Write the data out again, character for character, with no images.
=== Source excerpt ===
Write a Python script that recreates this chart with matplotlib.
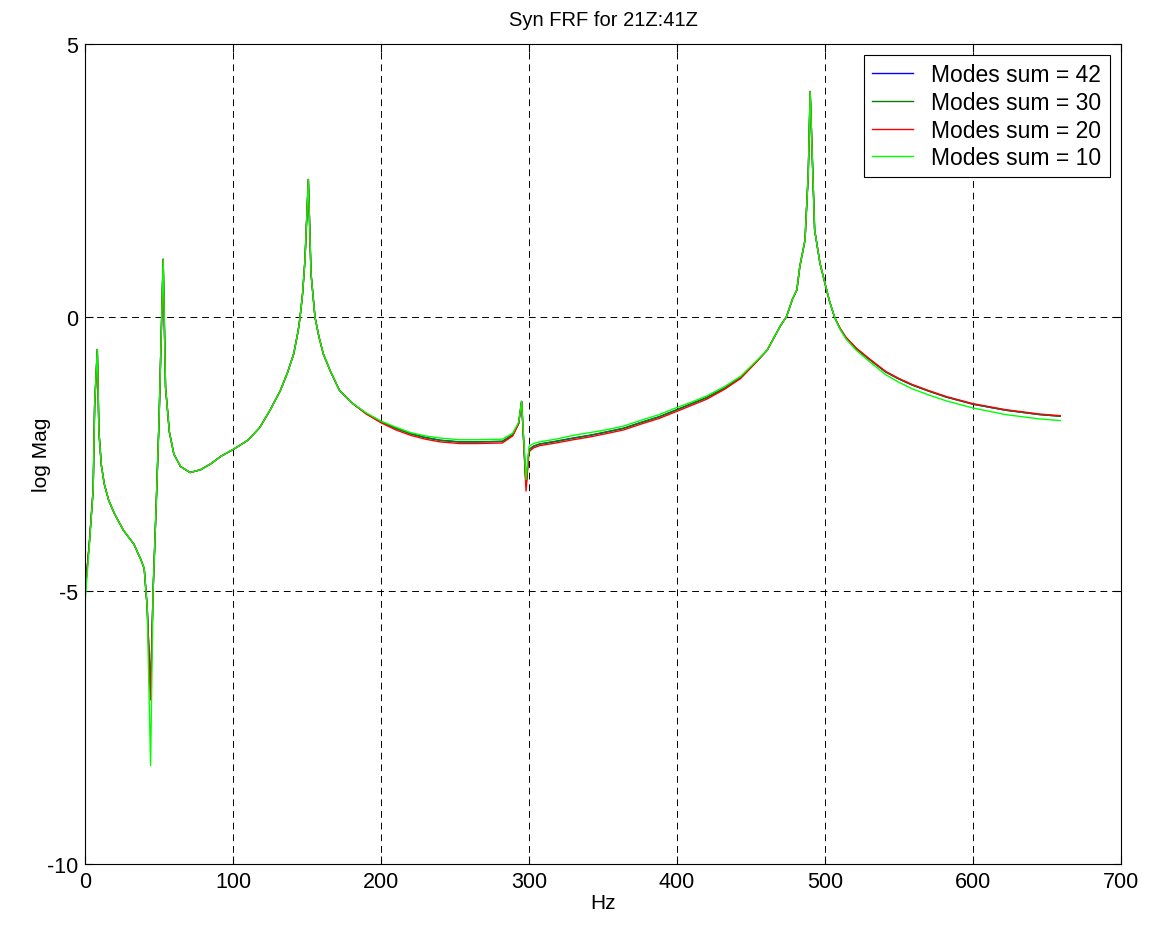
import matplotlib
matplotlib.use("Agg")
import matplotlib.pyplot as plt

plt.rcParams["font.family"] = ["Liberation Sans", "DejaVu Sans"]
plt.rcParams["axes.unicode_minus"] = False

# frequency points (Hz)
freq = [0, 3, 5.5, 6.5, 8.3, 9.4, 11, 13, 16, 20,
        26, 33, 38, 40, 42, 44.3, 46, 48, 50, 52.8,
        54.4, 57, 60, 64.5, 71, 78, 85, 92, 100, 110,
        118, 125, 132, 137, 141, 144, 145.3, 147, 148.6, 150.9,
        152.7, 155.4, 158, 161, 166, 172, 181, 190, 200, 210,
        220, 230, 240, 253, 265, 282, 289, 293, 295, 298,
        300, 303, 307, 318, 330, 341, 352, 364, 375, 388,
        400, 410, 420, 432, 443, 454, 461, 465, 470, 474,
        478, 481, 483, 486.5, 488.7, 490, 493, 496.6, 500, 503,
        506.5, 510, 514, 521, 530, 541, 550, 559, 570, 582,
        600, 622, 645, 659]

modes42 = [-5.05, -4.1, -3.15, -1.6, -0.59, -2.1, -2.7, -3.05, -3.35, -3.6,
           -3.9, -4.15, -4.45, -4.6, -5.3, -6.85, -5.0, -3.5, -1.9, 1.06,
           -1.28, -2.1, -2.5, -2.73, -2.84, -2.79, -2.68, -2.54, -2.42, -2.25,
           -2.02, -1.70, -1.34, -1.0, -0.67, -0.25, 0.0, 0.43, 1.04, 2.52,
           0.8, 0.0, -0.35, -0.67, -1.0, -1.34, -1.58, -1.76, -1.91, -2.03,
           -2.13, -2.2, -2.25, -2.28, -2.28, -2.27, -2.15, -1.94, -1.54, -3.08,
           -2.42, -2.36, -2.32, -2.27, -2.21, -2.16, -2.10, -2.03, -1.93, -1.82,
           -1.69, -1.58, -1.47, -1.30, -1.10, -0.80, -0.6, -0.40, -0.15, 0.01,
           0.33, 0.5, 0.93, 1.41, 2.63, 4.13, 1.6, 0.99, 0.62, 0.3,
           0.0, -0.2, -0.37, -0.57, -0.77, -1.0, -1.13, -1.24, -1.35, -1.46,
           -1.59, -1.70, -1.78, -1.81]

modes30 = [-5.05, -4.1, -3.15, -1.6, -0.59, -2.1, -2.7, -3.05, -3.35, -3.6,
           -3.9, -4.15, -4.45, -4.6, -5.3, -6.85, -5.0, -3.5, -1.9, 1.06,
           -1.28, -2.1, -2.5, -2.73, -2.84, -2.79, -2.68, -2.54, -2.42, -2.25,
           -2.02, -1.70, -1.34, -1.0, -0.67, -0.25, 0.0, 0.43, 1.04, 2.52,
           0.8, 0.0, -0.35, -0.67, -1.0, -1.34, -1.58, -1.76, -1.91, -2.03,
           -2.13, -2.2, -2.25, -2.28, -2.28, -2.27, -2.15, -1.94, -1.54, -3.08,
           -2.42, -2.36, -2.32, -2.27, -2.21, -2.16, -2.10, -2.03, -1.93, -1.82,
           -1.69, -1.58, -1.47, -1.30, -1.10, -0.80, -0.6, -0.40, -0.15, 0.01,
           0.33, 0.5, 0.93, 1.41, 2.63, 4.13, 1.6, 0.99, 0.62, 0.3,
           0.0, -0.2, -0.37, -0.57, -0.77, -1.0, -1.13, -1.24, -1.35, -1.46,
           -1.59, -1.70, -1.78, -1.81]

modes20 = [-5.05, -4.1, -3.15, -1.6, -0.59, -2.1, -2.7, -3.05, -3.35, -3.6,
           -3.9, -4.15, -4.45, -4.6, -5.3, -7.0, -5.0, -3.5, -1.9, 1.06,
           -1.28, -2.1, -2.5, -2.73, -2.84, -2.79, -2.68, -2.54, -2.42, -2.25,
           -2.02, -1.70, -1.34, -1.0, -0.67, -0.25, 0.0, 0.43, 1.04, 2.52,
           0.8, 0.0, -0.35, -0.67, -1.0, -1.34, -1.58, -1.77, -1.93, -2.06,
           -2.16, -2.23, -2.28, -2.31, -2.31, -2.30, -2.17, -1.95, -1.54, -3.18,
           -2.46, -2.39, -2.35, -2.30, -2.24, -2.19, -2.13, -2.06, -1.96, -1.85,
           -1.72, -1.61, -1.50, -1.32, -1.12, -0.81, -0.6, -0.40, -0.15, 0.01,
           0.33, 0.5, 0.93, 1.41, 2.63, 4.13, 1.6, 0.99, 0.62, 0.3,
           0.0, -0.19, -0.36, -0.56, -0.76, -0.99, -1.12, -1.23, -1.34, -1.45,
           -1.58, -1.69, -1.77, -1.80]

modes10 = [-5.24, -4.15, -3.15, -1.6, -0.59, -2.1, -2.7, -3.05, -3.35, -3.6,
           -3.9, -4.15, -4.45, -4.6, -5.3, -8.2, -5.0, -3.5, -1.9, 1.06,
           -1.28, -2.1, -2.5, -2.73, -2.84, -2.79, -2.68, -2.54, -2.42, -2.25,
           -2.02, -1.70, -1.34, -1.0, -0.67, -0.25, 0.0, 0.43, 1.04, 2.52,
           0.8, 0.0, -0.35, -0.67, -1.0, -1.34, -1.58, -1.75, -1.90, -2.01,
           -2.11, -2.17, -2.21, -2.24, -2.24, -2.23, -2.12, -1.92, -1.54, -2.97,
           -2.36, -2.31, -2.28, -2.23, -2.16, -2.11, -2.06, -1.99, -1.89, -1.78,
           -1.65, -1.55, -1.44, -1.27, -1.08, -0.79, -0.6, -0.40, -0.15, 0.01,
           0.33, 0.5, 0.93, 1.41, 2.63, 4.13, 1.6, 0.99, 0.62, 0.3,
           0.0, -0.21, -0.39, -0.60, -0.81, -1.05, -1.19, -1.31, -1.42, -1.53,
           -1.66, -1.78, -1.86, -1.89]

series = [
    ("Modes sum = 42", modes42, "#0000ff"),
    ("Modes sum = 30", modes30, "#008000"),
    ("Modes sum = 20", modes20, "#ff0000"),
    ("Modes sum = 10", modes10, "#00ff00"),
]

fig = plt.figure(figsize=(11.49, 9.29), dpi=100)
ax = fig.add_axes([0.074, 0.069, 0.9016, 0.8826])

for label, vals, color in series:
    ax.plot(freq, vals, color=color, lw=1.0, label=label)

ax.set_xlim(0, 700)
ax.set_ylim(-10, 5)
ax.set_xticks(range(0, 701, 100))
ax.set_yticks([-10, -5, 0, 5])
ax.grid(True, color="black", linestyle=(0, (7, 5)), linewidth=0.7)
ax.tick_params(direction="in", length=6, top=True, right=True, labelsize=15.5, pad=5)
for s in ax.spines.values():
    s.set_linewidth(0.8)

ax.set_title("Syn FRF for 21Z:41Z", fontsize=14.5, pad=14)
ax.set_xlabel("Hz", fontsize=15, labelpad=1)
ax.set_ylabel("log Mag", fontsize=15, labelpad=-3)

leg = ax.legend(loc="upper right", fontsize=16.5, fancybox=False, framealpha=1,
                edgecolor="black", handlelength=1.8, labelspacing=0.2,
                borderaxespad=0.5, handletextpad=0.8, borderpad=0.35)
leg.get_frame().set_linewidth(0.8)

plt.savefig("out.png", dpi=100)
===
*The output:*
Write a Python script that recreates this chart with matplotlib.
import matplotlib
matplotlib.use("Agg")
import matplotlib.pyplot as plt

plt.rcParams["font.family"] = ["Liberation Sans", "DejaVu Sans"]
plt.rcParams["axes.unicode_minus"] = False

# frequency points (Hz)
freq = [0, 3, 5.5, 6.5, 8.3, 9.4, 11, 13, 16, 20,
        26, 33, 38, 40, 42, 44.3, 46, 48, 50, 52.8,
        54.4, 57, 60, 64.5, 71, 78, 85, 92, 100, 110,
        118, 125, 132, 137, 141, 144, 145.3, 147, 148.6, 150.9,
        152.7, 155.4, 158, 161, 166, 172, 181, 190, 200, 210,
        220, 230, 240, 253, 265, 282, 289, 293, 295, 298,
        300, 303, 307, 318, 330, 341, 352, 364, 375, 388,
        400, 410, 420, 432, 443, 454, 461, 465, 470, 474,
        478, 481, 483, 486.5, 488.7, 490, 493, 496.6, 500, 503,
        506.5, 510, 514, 521, 530, 541, 550, 559, 570, 582,
        600, 622, 645, 659]

modes42 = [-5.05, -4.1, -3.15, -1.6, -0.59, -2.1, -2.7, -3.05, -3.35, -3.6,
           -3.9, -4.15, -4.45, -4.6, -5.3, -6.85, -5.0, -3.5, -1.9, 1.06,
           -1.28, -2.1, -2.5, -2.73, -2.84, -2.79, -2.68, -2.54, -2.42, -2.25,
           -2.02, -1.70, -1.34, -1.0, -0.67, -0.25, 0.0, 0.43, 1.04, 2.52,
           0.8, 0.0, -0.35, -0.67, -1.0, -1.34, -1.58, -1.76, -1.91, -2.03,
           -2.13, -2.2, -2.25, -2.28, -2.28, -2.27, -2.15, -1.94, -1.54, -3.08,
           -2.42, -2.36, -2.32, -2.27, -2.21, -2.16, -2.10, -2.03, -1.93, -1.82,
           -1.69, -1.58, -1.47, -1.30, -1.10, -0.80, -0.6, -0.40, -0.15, 0.01,
           0.33, 0.5, 0.93, 1.41, 2.63, 4.13, 1.6, 0.99, 0.62, 0.3,
           0.0, -0.2, -0.37, -0.57, -0.77, -1.0, -1.13, -1.24, -1.35, -1.46,
           -1.59, -1.70, -1.78, -1.81]

modes30 = [-5.05, -4.1, -3.15, -1.6, -0.59, -2.1, -2.7, -3.05, -3.35, -3.6,
           -3.9, -4.15, -4.45, -4.6, -5.3, -6.85, -5.0, -3.5, -1.9, 1.06,
           -1.28, -2.1, -2.5, -2.73, -2.84, -2.79, -2.68, -2.54, -2.42, -2.25,
           -2.02, -1.70, -1.34, -1.0, -0.67, -0.25, 0.0, 0.43, 1.04, 2.52,
           0.8, 0.0, -0.35, -0.67, -1.0, -1.34, -1.58, -1.76, -1.91, -2.03,
           -2.13, -2.2, -2.25, -2.28, -2.28, -2.27, -2.15, -1.94, -1.54, -3.08,
           -2.42, -2.36, -2.32, -2.27, -2.21, -2.16, -2.10, -2.03, -1.93, -1.82,
           -1.69, -1.58, -1.47, -1.30, -1.10, -0.80, -0.6, -0.40, -0.15, 0.01,
           0.33, 0.5, 0.93, 1.41, 2.63, 4.13, 1.6, 0.99, 0.62, 0.3,
           0.0, -0.2, -0.37, -0.57, -0.77, -1.0, -1.13, -1.24, -1.35, -1.46,
           -1.59, -1.70, -1.78, -1.81]

modes20 = [-5.05, -4.1, -3.15, -1.6, -0.59, -2.1, -2.7, -3.05, -3.35, -3.6,
           -3.9, -4.15, -4.45, -4.6, -5.3, -7.0, -5.0, -3.5, -1.9, 1.06,
           -1.28, -2.1, -2.5, -2.73, -2.84, -2.79, -2.68, -2.54, -2.42, -2.25,
           -2.02, -1.70, -1.34, -1.0, -0.67, -0.25, 0.0, 0.43, 1.04, 2.52,
           0.8, 0.0, -0.35, -0.67, -1.0, -1.34, -1.58, -1.77, -1.93, -2.06,
           -2.16, -2.23, -2.28, -2.31, -2.31, -2.30, -2.17, -1.95, -1.54, -3.18,
           -2.46, -2.39, -2.35, -2.30, -2.24, -2.19, -2.13, -2.06, -1.96, -1.85,
           -1.72, -1.61, -1.50, -1.32, -1.12, -0.81, -0.6, -0.40, -0.15, 0.01,
           0.33, 0.5, 0.93, 1.41, 2.63, 4.13, 1.6, 0.99, 0.62, 0.3,
           0.0, -0.19, -0.36, -0.56, -0.76, -0.99, -1.12, -1.23, -1.34, -1.45,
           -1.58, -1.69, -1.77, -1.80]

modes10 = [-5.24, -4.15, -3.15, -1.6, -0.59, -2.1, -2.7, -3.05, -3.35, -3.6,
           -3.9, -4.15, -4.45, -4.6, -5.3, -8.2, -5.0, -3.5, -1.9, 1.06,
           -1.28, -2.1, -2.5, -2.73, -2.84, -2.79, -2.68, -2.54, -2.42, -2.25,
           -2.02, -1.70, -1.34, -1.0, -0.67, -0.25, 0.0, 0.43, 1.04, 2.52,
           0.8, 0.0, -0.35, -0.67, -1.0, -1.34, -1.58, -1.75, -1.90, -2.01,
           -2.11, -2.17, -2.21, -2.24, -2.24, -2.23, -2.12, -1.92, -1.54, -2.97,
           -2.36, -2.31, -2.28, -2.23, -2.16, -2.11, -2.06, -1.99, -1.89, -1.78,
           -1.65, -1.55, -1.44, -1.27, -1.08, -0.79, -0.6, -0.40, -0.15, 0.01,
           0.33, 0.5, 0.93, 1.41, 2.63, 4.13, 1.6, 0.99, 0.62, 0.3,
           0.0, -0.21, -0.39, -0.60, -0.81, -1.05, -1.19, -1.31, -1.42, -1.53,
           -1.66, -1.78, -1.86, -1.89]

series = [
    ("Modes sum = 42", modes42, "#0000ff"),
    ("Modes sum = 30", modes30, "#008000"),
    ("Modes sum = 20", modes20, "#ff0000"),
    ("Modes sum = 10", modes10, "#00ff00"),
]

fig = plt.figure(figsize=(11.49, 9.29), dpi=100)
ax = fig.add_axes([0.074, 0.069, 0.9016, 0.8826])

for label, vals, color in series:
    ax.plot(freq, vals, color=color, lw=1.0, label=label)

ax.set_xlim(0, 700)
ax.set_ylim(-10, 5)
ax.set_xticks(range(0, 701, 100))
ax.set_yticks([-10, -5, 0, 5])
ax.grid(True, color="black", linestyle=(0, (7, 5)), linewidth=0.7)
ax.tick_params(direction="in", length=6, top=True, right=True, labelsize=15.5, pad=5)
for s in ax.spines.values():
    s.set_linewidth(0.8)

ax.set_title("Syn FRF for 21Z:41Z", fontsize=14.5, pad=14)
ax.set_xlabel("Hz", fontsize=15, labelpad=1)
ax.set_ylabel("log Mag", fontsize=15, labelpad=-3)

leg = ax.legend(loc="upper right", fontsize=16.5, fancybox=False, framealpha=1,
                edgecolor="black", handlelength=1.8, labelspacing=0.2,
                borderaxespad=0.5, handletextpad=0.8, borderpad=0.35)
leg.get_frame().set_linewidth(0.8)

plt.savefig("out.png", dpi=100)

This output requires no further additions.